## Exercise instructions
Can you print the data exactly and leave out each image?

## Source excerpt

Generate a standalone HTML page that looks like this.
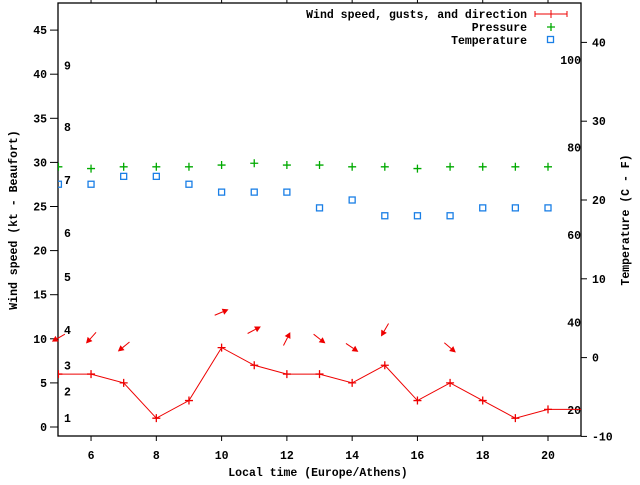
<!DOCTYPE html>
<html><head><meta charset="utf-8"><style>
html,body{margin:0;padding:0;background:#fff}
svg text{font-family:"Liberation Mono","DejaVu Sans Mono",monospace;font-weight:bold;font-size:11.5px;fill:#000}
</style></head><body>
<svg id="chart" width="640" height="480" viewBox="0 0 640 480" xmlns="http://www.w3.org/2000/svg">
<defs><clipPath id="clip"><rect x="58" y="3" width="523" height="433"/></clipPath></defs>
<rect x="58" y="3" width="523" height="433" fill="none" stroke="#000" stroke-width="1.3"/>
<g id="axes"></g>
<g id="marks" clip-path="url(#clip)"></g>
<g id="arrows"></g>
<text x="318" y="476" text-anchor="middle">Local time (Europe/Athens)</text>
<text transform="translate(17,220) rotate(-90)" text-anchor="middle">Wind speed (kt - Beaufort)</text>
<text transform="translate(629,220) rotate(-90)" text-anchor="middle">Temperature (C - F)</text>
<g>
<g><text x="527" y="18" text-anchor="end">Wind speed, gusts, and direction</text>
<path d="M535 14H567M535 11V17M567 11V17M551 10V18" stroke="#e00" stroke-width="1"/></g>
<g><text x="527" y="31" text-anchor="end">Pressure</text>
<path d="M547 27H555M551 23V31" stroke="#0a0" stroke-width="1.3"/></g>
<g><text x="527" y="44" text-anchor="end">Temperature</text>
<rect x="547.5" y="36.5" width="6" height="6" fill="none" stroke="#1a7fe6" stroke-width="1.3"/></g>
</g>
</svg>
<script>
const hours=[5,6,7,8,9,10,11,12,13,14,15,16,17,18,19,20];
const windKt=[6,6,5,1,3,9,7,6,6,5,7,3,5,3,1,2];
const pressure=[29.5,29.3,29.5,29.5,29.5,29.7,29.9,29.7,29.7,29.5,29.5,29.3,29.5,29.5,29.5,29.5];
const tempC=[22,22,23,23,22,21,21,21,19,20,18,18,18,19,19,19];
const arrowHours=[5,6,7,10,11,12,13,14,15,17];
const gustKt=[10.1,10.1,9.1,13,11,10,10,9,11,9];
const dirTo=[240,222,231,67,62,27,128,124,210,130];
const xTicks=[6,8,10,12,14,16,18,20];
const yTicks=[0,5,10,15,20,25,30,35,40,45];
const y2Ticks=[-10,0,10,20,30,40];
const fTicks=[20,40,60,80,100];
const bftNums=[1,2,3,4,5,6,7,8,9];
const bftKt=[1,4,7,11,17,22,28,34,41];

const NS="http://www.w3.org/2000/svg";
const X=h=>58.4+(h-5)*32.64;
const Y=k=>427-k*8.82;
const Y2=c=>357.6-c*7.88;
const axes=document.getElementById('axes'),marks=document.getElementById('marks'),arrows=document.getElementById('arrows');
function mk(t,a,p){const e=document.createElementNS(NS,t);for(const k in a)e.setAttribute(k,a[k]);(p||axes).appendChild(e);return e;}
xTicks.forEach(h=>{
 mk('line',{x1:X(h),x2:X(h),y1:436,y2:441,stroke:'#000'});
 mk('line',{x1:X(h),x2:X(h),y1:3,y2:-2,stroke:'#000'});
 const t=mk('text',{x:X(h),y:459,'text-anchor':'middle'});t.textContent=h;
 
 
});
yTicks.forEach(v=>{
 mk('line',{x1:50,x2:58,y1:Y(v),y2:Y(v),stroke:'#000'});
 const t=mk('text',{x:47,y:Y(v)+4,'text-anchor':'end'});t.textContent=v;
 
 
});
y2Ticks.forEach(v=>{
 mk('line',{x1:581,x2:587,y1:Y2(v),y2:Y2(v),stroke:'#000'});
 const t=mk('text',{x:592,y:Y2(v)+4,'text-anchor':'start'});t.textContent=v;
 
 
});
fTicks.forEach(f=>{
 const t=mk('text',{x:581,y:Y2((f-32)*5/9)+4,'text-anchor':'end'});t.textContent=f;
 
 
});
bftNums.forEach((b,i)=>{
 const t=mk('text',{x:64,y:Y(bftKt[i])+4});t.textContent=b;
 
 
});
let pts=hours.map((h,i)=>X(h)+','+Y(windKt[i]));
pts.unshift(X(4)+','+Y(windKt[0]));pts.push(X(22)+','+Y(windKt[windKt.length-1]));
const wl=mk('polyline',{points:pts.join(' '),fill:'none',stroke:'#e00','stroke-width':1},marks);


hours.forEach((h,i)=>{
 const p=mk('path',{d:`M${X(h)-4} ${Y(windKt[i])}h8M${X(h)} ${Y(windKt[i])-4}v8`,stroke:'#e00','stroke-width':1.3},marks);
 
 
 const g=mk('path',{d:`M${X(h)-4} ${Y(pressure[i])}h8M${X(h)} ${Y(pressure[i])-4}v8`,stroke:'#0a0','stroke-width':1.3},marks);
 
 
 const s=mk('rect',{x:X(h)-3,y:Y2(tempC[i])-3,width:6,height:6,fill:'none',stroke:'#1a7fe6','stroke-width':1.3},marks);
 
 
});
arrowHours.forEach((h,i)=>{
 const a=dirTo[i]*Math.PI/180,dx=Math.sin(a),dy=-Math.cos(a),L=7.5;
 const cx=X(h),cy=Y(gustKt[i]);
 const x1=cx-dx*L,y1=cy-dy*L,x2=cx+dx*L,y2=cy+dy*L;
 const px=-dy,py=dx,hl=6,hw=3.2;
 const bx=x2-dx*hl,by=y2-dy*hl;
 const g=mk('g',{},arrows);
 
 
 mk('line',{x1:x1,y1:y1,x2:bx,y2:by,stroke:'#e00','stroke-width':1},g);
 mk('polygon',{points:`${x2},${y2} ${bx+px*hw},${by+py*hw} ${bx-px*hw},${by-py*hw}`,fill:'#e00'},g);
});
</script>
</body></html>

## Exercise output
Generate a standalone HTML page that looks like this.
<!DOCTYPE html>
<html><head><meta charset="utf-8"><style>
html,body{margin:0;padding:0;background:#fff}
svg text{font-family:"Liberation Mono","DejaVu Sans Mono",monospace;font-weight:bold;font-size:11.5px;fill:#000}
</style></head><body>
<svg id="chart" width="640" height="480" viewBox="0 0 640 480" xmlns="http://www.w3.org/2000/svg">
<defs><clipPath id="clip"><rect x="58" y="3" width="523" height="433"/></clipPath></defs>
<rect x="58" y="3" width="523" height="433" fill="none" stroke="#000" stroke-width="1.3"/>
<g id="axes"></g>
<g id="marks" clip-path="url(#clip)"></g>
<g id="arrows"></g>
<text x="318" y="476" text-anchor="middle">Local time (Europe/Athens)</text>
<text transform="translate(17,220) rotate(-90)" text-anchor="middle">Wind speed (kt - Beaufort)</text>
<text transform="translate(629,220) rotate(-90)" text-anchor="middle">Temperature (C - F)</text>
<g>
<g><text x="527" y="18" text-anchor="end">Wind speed, gusts, and direction</text>
<path d="M535 14H567M535 11V17M567 11V17M551 10V18" stroke="#e00" stroke-width="1"/></g>
<g><text x="527" y="31" text-anchor="end">Pressure</text>
<path d="M547 27H555M551 23V31" stroke="#0a0" stroke-width="1.3"/></g>
<g><text x="527" y="44" text-anchor="end">Temperature</text>
<rect x="547.5" y="36.5" width="6" height="6" fill="none" stroke="#1a7fe6" stroke-width="1.3"/></g>
</g>
</svg>
<script>
const hours=[5,6,7,8,9,10,11,12,13,14,15,16,17,18,19,20];
const windKt=[6,6,5,1,3,9,7,6,6,5,7,3,5,3,1,2];
const pressure=[29.5,29.3,29.5,29.5,29.5,29.7,29.9,29.7,29.7,29.5,29.5,29.3,29.5,29.5,29.5,29.5];
const tempC=[22,22,23,23,22,21,21,21,19,20,18,18,18,19,19,19];
const arrowHours=[5,6,7,10,11,12,13,14,15,17];
const gustKt=[10.1,10.1,9.1,13,11,10,10,9,11,9];
const dirTo=[240,222,231,67,62,27,128,124,210,130];
const xTicks=[6,8,10,12,14,16,18,20];
const yTicks=[0,5,10,15,20,25,30,35,40,45];
const y2Ticks=[-10,0,10,20,30,40];
const fTicks=[20,40,60,80,100];
const bftNums=[1,2,3,4,5,6,7,8,9];
const bftKt=[1,4,7,11,17,22,28,34,41];

const NS="http://www.w3.org/2000/svg";
const X=h=>58.4+(h-5)*32.64;
const Y=k=>427-k*8.82;
const Y2=c=>357.6-c*7.88;
const axes=document.getElementById('axes'),marks=document.getElementById('marks'),arrows=document.getElementById('arrows');
function mk(t,a,p){const e=document.createElementNS(NS,t);for(const k in a)e.setAttribute(k,a[k]);(p||axes).appendChild(e);return e;}
xTicks.forEach(h=>{
 mk('line',{x1:X(h),x2:X(h),y1:436,y2:441,stroke:'#000'});
 mk('line',{x1:X(h),x2:X(h),y1:3,y2:-2,stroke:'#000'});
 const t=mk('text',{x:X(h),y:459,'text-anchor':'middle'});t.textContent=h;
 
 
});
yTicks.forEach(v=>{
 mk('line',{x1:50,x2:58,y1:Y(v),y2:Y(v),stroke:'#000'});
 const t=mk('text',{x:47,y:Y(v)+4,'text-anchor':'end'});t.textContent=v;
 
 
});
y2Ticks.forEach(v=>{
 mk('line',{x1:581,x2:587,y1:Y2(v),y2:Y2(v),stroke:'#000'});
 const t=mk('text',{x:592,y:Y2(v)+4,'text-anchor':'start'});t.textContent=v;
 
 
});
fTicks.forEach(f=>{
 const t=mk('text',{x:581,y:Y2((f-32)*5/9)+4,'text-anchor':'end'});t.textContent=f;
 
 
});
bftNums.forEach((b,i)=>{
 const t=mk('text',{x:64,y:Y(bftKt[i])+4});t.textContent=b;
 
 
});
let pts=hours.map((h,i)=>X(h)+','+Y(windKt[i]));
pts.unshift(X(4)+','+Y(windKt[0]));pts.push(X(22)+','+Y(windKt[windKt.length-1]));
const wl=mk('polyline',{points:pts.join(' '),fill:'none',stroke:'#e00','stroke-width':1},marks);


hours.forEach((h,i)=>{
 const p=mk('path',{d:`M${X(h)-4} ${Y(windKt[i])}h8M${X(h)} ${Y(windKt[i])-4}v8`,stroke:'#e00','stroke-width':1.3},marks);
 
 
 const g=mk('path',{d:`M${X(h)-4} ${Y(pressure[i])}h8M${X(h)} ${Y(pressure[i])-4}v8`,stroke:'#0a0','stroke-width':1.3},marks);
 
 
 const s=mk('rect',{x:X(h)-3,y:Y2(tempC[i])-3,width:6,height:6,fill:'none',stroke:'#1a7fe6','stroke-width':1.3},marks);
 
 
});
arrowHours.forEach((h,i)=>{
 const a=dirTo[i]*Math.PI/180,dx=Math.sin(a),dy=-Math.cos(a),L=7.5;
 const cx=X(h),cy=Y(gustKt[i]);
 const x1=cx-dx*L,y1=cy-dy*L,x2=cx+dx*L,y2=cy+dy*L;
 const px=-dy,py=dx,hl=6,hw=3.2;
 const bx=x2-dx*hl,by=y2-dy*hl;
 const g=mk('g',{},arrows);
 
 
 mk('line',{x1:x1,y1:y1,x2:bx,y2:by,stroke:'#e00','stroke-width':1},g);
 mk('polygon',{points:`${x2},${y2} ${bx+px*hw},${by+py*hw} ${bx-px*hw},${by-py*hw}`,fill:'#e00'},g);
});
</script>
</body></html>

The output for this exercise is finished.